■ DO THIS ■
Scan the data below for the string "React". Show every line where it turns up.

■ DATASET EXTRACT ■
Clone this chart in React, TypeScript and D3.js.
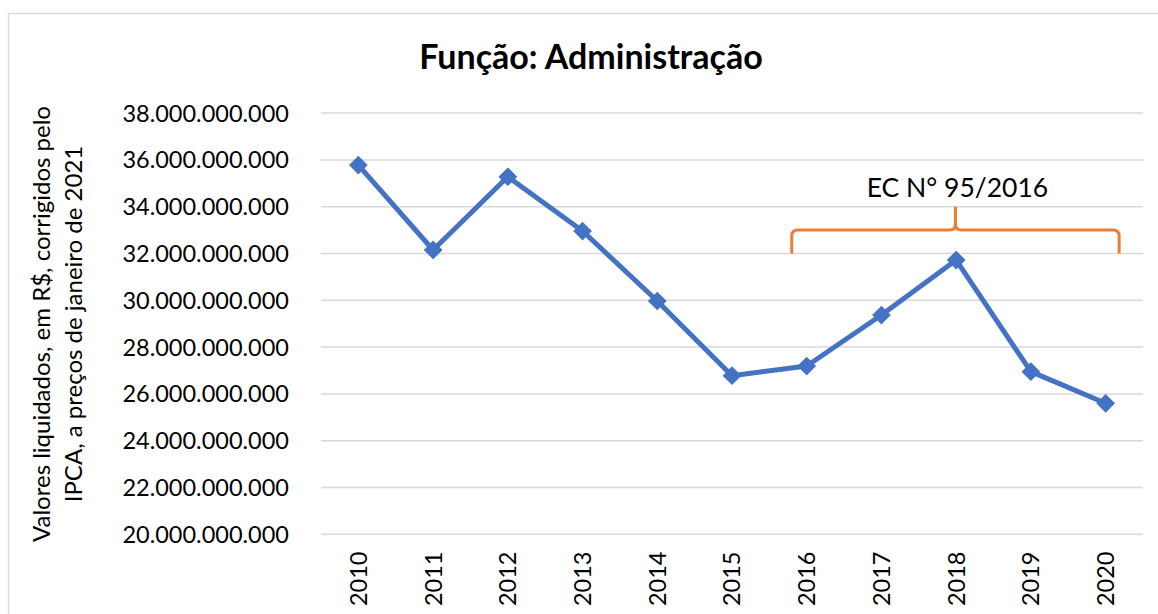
import React, { useEffect, useRef } from "react";
import * as d3 from "d3";

const years = ["2010", "2011", "2012", "2013", "2014", "2015", "2016", "2017", "2018", "2019", "2020"];
const values = [35.78e9, 32.15e9, 35.28e9, 32.96e9, 29.97e9, 26.78e9, 27.19e9, 29.37e9, 31.72e9, 26.95e9, 25.6e9];
const yTicks = [20e9, 22e9, 24e9, 26e9, 28e9, 30e9, 32e9, 34e9, 36e9, 38e9];
const title = "Função: Administração";
const yTitleLines = ["Valores liquidados, em R$, corrigidos pelo", "IPCA, a preços de janeiro de 2021"];
const braceLabel = "EC N° 95/2016";
const braceFrom = "2016";
const braceTo = "2020";
const braceLevels = [32e9, 33e9, 34e9];

const W = 1158;
const H = 614;
const FONT = "Lato, 'Open Sans', sans-serif";

export default function App() {
  const ref = useRef<SVGSVGElement | null>(null);

  useEffect(() => {
    const svg = d3.select(ref.current);
    svg.selectAll("*").remove();

    const left = 321, right = 1143, top = 113.1, bottom = 534.3;
    const x = d3.scaleBand().domain(years).range([left, right]).padding(0);
    const y = d3.scaleLinear().domain([20e9, 38e9]).range([bottom, top]);
    const cx = (c: string) => (x(c) as number) + x.bandwidth() / 2;

    // outer border
    svg.append("path")
      .attr("d", `M8.5,${H + 5} L8.5,13.5 L${W + 5},13.5`)
      .attr("fill", "none")
      .attr("stroke", "#d9d9d9")
      .attr("stroke-width", 1.5);

    // title
    svg.append("text")
      .attr("x", 591)
      .attr("y", 68.5)
      .attr("text-anchor", "middle")
      .attr("font-family", FONT)
      .attr("font-weight", "bold")
      .attr("font-size", 34)
      .attr("fill", "#000")
      .text(title);

    // gridlines
    svg.append("g")
      .selectAll("line")
      .data(yTicks)
      .join("line")
      .attr("x1", left)
      .attr("x2", right)
      .attr("y1", (d) => y(d))
      .attr("y2", (d) => y(d))
      .attr("stroke", "#d9d9d9")
      .attr("stroke-width", 1.5);

    const fmt = (v: number) => d3.format(",")(v).replace(/,/g, ".");

    // y tick labels
    svg.append("g")
      .selectAll("text")
      .data(yTicks)
      .join("text")
      .attr("x", 289)
      .attr("y", (d) => y(d))
      .attr("dy", "0.36em")
      .attr("text-anchor", "end")
      .attr("font-family", FONT)
      .attr("font-size", 23.5)
      .attr("fill", "#000")
      .text((d) => fmt(d));

    // x tick labels
    svg.append("g")
      .selectAll("text")
      .data(years)
      .join("text")
      .attr("transform", (d) => `translate(${cx(d)},551.5) rotate(-90)`)
      .attr("dy", "0.36em")
      .attr("text-anchor", "end")
      .attr("font-family", FONT)
      .attr("font-size", 23.5)
      .attr("fill", "#000")
      .text((d) => d);

    // y axis title
    const yt = svg.append("text")
      .attr("transform", "translate(0,324) rotate(-90)")
      .attr("text-anchor", "middle")
      .attr("font-family", FONT)
      .attr("font-size", 24)
      .attr("fill", "#000");
    yTitleLines.forEach((line, i) => {
      yt.append("tspan")
        .attr("x", 0)
        .attr("y", 50 + i * 31.5)
        .text(line);
    });

    // brace
    const bx0 = cx(braceFrom) - 15;
    const bx1 = cx(braceTo) + 13.5;
    const bm = (bx0 + bx1) / 2;
    const yLow = y(braceLevels[0]);
    const yMid = y(braceLevels[1]);
    const yTip = y(braceLevels[2]);
    const r = 6;
    const bp = d3.path();
    bp.moveTo(bx0, yLow);
    bp.lineTo(bx0, yMid + r);
    bp.quadraticCurveTo(bx0, yMid, bx0 + r, yMid);
    bp.lineTo(bm - r, yMid);
    bp.quadraticCurveTo(bm, yMid, bm, yMid - r);
    bp.lineTo(bm, yTip);
    bp.moveTo(bm, yMid - r);
    bp.quadraticCurveTo(bm, yMid, bm + r, yMid);
    bp.lineTo(bx1 - r, yMid);
    bp.quadraticCurveTo(bx1, yMid, bx1, yMid + r);
    bp.lineTo(bx1, yLow);
    svg.append("path")
      .attr("d", bp.toString())
      .attr("fill", "none")
      .attr("stroke", "#ED7D31")
      .attr("stroke-width", 3);

    svg.append("text")
      .attr("x", bm + 2)
      .attr("y", yTip - 10)
      .attr("text-anchor", "middle")
      .attr("font-family", FONT)
      .attr("font-size", 26.5)
      .attr("fill", "#000")
      .text(braceLabel);

    // line
    const line = d3.line<number>()
      .x((_, i) => cx(years[i]))
      .y((d) => y(d));
    svg.append("path")
      .datum(values)
      .attr("d", line)
      .attr("fill", "none")
      .attr("stroke", "#4472C4")
      .attr("stroke-width", 5)
      .attr("stroke-linejoin", "round");

    // markers
    const sym = d3.symbol().type(d3.symbolSquare).size(150);
    svg.append("g")
      .selectAll("path")
      .data(values)
      .join("path")
      .attr("d", sym() as string)
      .attr("transform", (d, i) => `translate(${cx(years[i])},${y(d)}) rotate(45)`)
      .attr("fill", "#4472C4")
      .attr("stroke", "#4472C4")
      .attr("stroke-width", 1);
  }, []);

  return (
    <svg
      ref={ref}
      width={W}
      height={H}
      style={{ position: "absolute", left: 0, top: 0, background: "#fff" }}
    />
  );
}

■ FULL RESPONSE ■
Clone this chart in React, TypeScript and D3.js.
import React, { useEffect, useRef } from "react";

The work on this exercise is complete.